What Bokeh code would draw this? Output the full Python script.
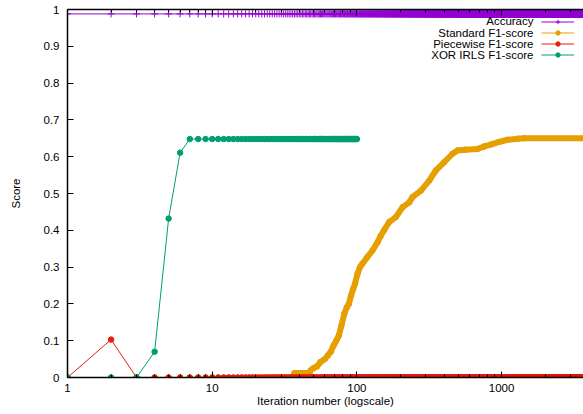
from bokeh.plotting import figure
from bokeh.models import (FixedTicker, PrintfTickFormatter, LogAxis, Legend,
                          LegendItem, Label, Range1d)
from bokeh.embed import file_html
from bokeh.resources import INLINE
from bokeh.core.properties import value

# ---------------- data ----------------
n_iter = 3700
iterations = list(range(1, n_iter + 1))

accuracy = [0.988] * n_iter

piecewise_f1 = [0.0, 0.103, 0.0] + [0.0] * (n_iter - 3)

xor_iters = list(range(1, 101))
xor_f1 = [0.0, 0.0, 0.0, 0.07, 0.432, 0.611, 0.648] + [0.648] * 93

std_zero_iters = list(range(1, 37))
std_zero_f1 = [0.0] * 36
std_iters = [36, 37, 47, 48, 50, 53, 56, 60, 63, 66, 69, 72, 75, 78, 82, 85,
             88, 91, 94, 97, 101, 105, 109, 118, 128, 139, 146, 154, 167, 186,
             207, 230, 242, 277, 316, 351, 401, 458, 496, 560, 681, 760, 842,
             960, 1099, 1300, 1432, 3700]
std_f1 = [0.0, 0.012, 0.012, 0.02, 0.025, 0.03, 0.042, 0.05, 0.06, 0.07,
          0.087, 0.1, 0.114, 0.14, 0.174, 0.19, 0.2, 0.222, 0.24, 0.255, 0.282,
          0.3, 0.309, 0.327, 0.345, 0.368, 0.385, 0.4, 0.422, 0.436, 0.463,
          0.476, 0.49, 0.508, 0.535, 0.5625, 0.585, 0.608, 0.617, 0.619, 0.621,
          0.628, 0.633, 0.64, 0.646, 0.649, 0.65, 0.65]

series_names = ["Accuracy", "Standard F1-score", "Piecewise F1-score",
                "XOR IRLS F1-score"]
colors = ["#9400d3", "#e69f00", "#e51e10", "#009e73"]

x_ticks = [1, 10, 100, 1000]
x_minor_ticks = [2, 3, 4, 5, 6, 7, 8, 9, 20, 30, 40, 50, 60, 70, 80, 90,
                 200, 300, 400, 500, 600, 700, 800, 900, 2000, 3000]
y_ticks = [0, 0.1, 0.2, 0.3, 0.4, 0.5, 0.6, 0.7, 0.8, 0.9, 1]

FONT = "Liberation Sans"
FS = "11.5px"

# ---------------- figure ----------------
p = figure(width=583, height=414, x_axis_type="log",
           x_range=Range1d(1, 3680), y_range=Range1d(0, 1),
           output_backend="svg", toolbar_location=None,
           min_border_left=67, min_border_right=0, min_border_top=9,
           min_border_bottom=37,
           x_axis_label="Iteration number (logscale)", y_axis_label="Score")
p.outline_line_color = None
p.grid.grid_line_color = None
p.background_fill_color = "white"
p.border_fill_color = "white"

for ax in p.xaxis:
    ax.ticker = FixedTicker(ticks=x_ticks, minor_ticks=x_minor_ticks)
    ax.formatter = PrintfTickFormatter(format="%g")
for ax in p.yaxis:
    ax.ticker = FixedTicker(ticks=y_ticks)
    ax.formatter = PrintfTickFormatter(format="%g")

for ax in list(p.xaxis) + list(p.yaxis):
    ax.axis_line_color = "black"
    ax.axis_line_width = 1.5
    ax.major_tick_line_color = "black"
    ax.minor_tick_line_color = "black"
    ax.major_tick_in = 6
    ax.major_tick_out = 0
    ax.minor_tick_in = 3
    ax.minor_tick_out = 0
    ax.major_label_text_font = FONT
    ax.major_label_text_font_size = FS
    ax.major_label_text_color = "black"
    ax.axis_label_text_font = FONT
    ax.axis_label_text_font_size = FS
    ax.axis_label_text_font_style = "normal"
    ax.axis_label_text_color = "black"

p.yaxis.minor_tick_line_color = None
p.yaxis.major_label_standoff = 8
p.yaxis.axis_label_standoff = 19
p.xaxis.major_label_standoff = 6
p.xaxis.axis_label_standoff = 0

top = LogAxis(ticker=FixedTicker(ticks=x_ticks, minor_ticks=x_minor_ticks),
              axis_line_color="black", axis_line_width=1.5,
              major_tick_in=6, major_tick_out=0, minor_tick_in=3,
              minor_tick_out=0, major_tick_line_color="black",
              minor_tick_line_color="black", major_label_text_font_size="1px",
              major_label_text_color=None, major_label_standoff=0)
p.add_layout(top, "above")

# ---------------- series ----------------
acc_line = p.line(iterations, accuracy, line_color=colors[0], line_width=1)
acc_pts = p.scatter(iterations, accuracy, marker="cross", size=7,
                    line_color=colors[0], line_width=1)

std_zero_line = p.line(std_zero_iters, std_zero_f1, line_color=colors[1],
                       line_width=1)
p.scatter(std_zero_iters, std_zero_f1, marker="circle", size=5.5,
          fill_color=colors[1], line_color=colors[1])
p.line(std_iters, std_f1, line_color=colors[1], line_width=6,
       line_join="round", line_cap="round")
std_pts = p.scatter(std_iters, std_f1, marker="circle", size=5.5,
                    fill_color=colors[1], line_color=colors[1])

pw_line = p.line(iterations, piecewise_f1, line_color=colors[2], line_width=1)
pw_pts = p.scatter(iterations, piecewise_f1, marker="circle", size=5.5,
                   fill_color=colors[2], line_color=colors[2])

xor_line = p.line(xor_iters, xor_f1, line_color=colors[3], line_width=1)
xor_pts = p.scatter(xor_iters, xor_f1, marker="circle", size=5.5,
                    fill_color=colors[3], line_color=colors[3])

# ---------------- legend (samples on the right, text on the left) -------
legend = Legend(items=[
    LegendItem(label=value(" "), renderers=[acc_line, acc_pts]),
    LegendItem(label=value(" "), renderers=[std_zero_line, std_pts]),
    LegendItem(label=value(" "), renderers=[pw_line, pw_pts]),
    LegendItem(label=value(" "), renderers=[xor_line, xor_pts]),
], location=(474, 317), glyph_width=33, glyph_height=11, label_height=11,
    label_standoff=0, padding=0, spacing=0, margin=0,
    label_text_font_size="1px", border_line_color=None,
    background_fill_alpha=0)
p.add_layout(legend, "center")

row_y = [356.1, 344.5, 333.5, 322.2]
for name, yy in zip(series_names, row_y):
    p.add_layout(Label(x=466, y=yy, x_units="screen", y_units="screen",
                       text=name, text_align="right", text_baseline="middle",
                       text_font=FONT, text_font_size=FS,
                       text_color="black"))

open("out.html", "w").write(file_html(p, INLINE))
━━━━━━━━━━
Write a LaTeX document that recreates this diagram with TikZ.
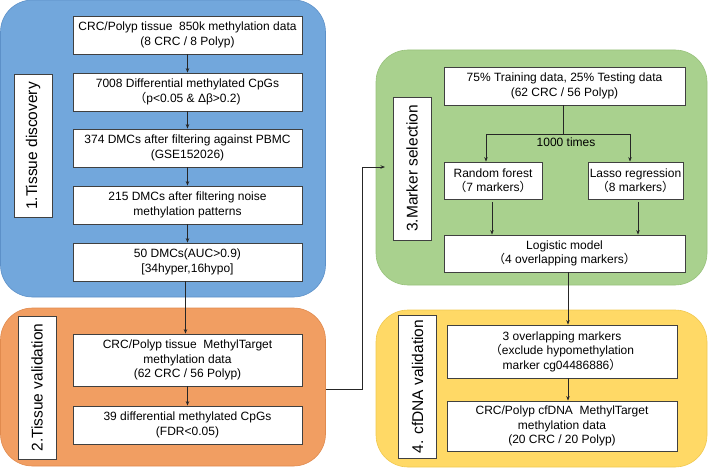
━━━━━━━━━━
What this task involves: Exactly reproduce the lines from the line holding "What Bokeh code" through the line holding "accuracy = [0.988] * n_iter", and only those; pictures are to be left out.

Solution for this task:
What Bokeh code would draw this? Output the full Python script.
from bokeh.plotting import figure
from bokeh.models import (FixedTicker, PrintfTickFormatter, LogAxis, Legend,
                          LegendItem, Label, Range1d)
from bokeh.embed import file_html
from bokeh.resources import INLINE
from bokeh.core.properties import value

# ---------------- data ----------------
n_iter = 3700
iterations = list(range(1, n_iter + 1))

accuracy = [0.988] * n_iter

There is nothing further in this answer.